Name
Henry William Abrahams
1897
Conflict
First World War
Date of Death / Age
04/10/1917
20
Rank, Service Number & Service Details
Private
83874
Machine Gun Corps Infantry)
10th Company
Awards: Service Medals/Honour Awards
British War and Victory medals
Cemetery/Memorial: Name/Reference/Country
TYNE COT MEMORIAL
Panel 154 to 159
Belgium
Headstone Inscription
N/A
UK & Other Memorials
St Katherine’s Church Memorial, Ickleford
Pre War
Henry William Abrahams was born in 1897 in Luton, Beds, the only son of William and Edith Abrahams.

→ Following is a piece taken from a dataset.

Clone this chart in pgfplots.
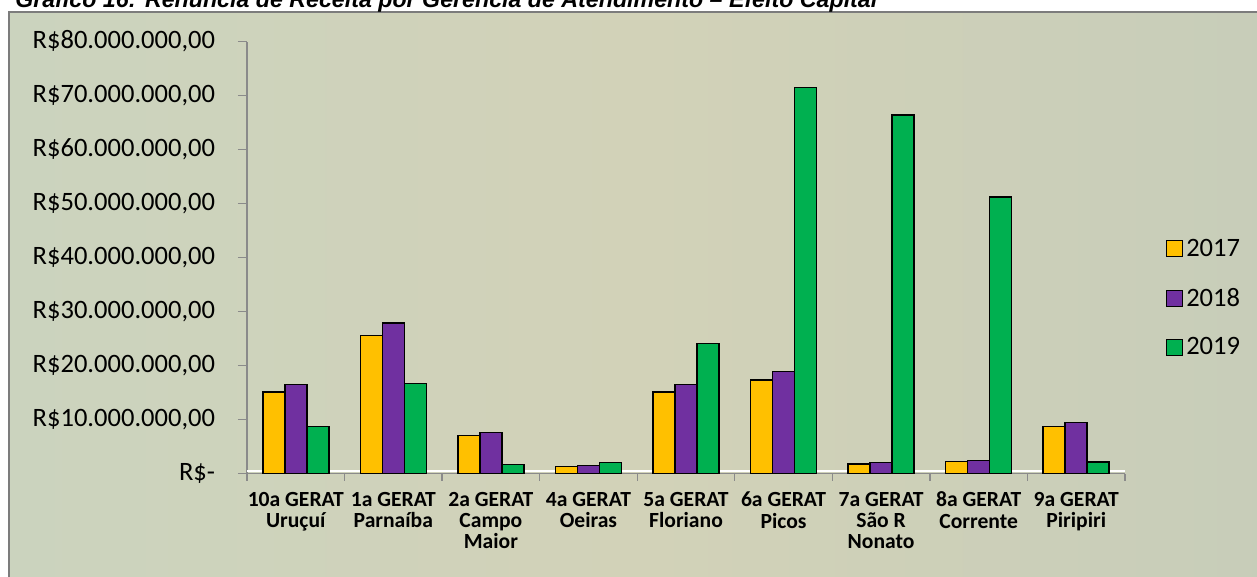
\documentclass[border=0pt]{standalone}
\usepackage{pgfplots}
\pgfplotsset{compat=1.18}
\usepackage{fontspec}
\setmainfont{Carlito}
\newfontfamily\titlefont{Liberation Sans}

\definecolor{c2017}{HTML}{FFC000}
\definecolor{c2018}{HTML}{7030A0}
\definecolor{c2019}{HTML}{00B050}
\definecolor{axisgray}{HTML}{8A8A8A}
\definecolor{bgA}{RGB}{203,211,190}
\definecolor{bgB}{RGB}{210,210,184}
\definecolor{bgC}{RGB}{199,205,185}

% Renúncia de receita (R$ milhões) por GERAT
\pgfplotstableread{
idx y2017 y2018 y2019
0   15.1  16.5   8.7
1   25.6  27.9  16.7
2    7.0   7.6   1.7
3    1.3   1.5   2.0
4   15.1  16.5  24.1
5   17.3  18.9  71.5
6    1.8   2.0  66.4
7    2.2   2.4  51.2
8    8.7   9.4   2.1
}\gerat

\pgfplotsset{
  sq legend/.style={legend image code/.code={%
    \draw[##1,line width=0.8pt] (0pt,-6pt) rectangle (12pt,6pt);}},
}

\begin{document}
\begin{tikzpicture}
% page: 942.75pt x 432pt, origin at top-left corner
\useasboundingbox (0,0) rectangle (942.75pt,-432pt);

% chart area background with frame on top and left
\shade[left color=bgA, right color=bgC, middle color=bgB]
  (6.75pt,-9pt) rectangle (960pt,-450pt);
\draw[axisgray!90!black, line width=1.5pt]
  (6.75pt,-450pt) -- (6.75pt,-9pt) -- (960pt,-9pt);

% caption above the chart
\node[anchor=base west, inner sep=0pt,
      font=\titlefont\bfseries\itshape\fontsize{17.4}{20}\selectfont]
  at (11.25pt,-5.8pt)
  {Gráfico 16: Renúncia de Receita por Gerência de Atendimento – Efeito Capital};

\begin{axis}[
  at={(185.25pt,-355.125pt)}, anchor=south west,
  scale only axis, width=658.5pt, height=324pt,
  xmin=-0.5, xmax=8.5, ymin=0, ymax=80,
  ybar=0pt, bar width=16.5pt,
  axis lines*=left,
  axis line style={draw=axisgray, line width=1.3pt},
  tick align=outside,
  major tick length=6.75pt,
  ytick={0,10,...,80},
  yticklabels={R\$-,{R\$10.000.000,00},{R\$20.000.000,00},{R\$30.000.000,00},
    {R\$40.000.000,00},{R\$50.000.000,00},{R\$60.000.000,00},{R\$70.000.000,00},
    {R\$80.000.000,00}},
  ytick style={draw=axisgray, line width=1pt},
  yticklabel style={font=\fontsize{19.9}{23}\selectfont, inner sep=0pt, xshift=-17pt},
  xtick={0,...,8},
  xticklabels={{10a GERAT\\Uruçuí},{1a GERAT\\Parnaíba},{2a GERAT\\Campo\\Maior},
    {4a GERAT\\Oeiras},{5a GERAT\\Floriano},{6a GERAT\\Picos},
    {7a GERAT\\São R\\Nonato},{8a GERAT\\Corrente},{9a GERAT\\Piripiri}},
  xtick style={draw=none},
  xticklabel style={font=\bfseries\fontsize{16.2}{16.1}\selectfont, align=center,
    inner sep=0pt, yshift=-6.8pt},
  extra x ticks={-0.5,0.5,...,8.5},
  extra x tick labels={},
  extra x tick style={xtick style={draw=axisgray, line width=1pt}, major tick length=5.25pt},
  legend style={draw=none, fill=none, at={(1.0467,0.406)}, anchor=west,
    inner sep=0pt, row sep=17.8pt,
    font=\fontsize{19.9}{23}\selectfont,
    nodes={inner sep=2.2pt}},
  legend cell align=left,
  clip=false,
]
\draw[white, line width=1.3pt] ([yshift=1.7pt]axis cs:-0.5,0) -- ([yshift=1.7pt]axis cs:8.5,0);
\addplot[fill=c2017, draw=black, line width=1.1pt, sq legend] table[x=idx, y=y2017] {\gerat};
\addplot[fill=c2018, draw=black, line width=1.1pt, sq legend] table[x=idx, y=y2018] {\gerat};
\addplot[fill=c2019, draw=black, line width=1.1pt, sq legend] table[x=idx, y=y2019] {\gerat};
\legend{2017,2018,2019}
\end{axis}
\end{tikzpicture}
\end{document}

On the 1901 Census he was living with his parents in Pondwicks Road, Luton and his father was working as a plate layer on the railways.
His mother died in 1902 and on the 1911 Census he was living with his widowed grandmother Fanny Pestell in Village Street, Ickleford.
He gave his address on enlistment as Ickleford, Hitchin, Herts with his father living at Round Green, Luton, Beds.
Wartime Service
Henry was formerly in the Training Reserve Battalion reg. no. 16457. He enlisted at Bedford in December 1915 age 18 and gave his occupation as a "drop forger", but was not mobilised until 30 November 1916. After training he left from Folkstone for Boulogne on 10 April 1917 and joined 10 Company, Machine Gun Corps in the field on 22 April 1917.
He was killed in action on 4 October 1917, aged 20, but has no known grave and his name is commemorated on the Tyne Cot Memorial, Belgium.
The Hertfordshire Express reported on the 20th of October 1917:
"News has been received from his corporal, that Private H. Abrahams, a machine gunner, and a native of Ickleford, was killed on October 4. The dead soldier was twenty last May. Previous to joining up he worked at Heatly and Gresham's Works, Letchworth."
Additional Information
His father received a war gratuity of £3 and pay owing of £5 1s 6d. His grandmother Mrs Fanny Pestell of Ickleford, Hitchin, Herts was awarded a pension of 4s 6d a week for life. She died in 1930 aged 87.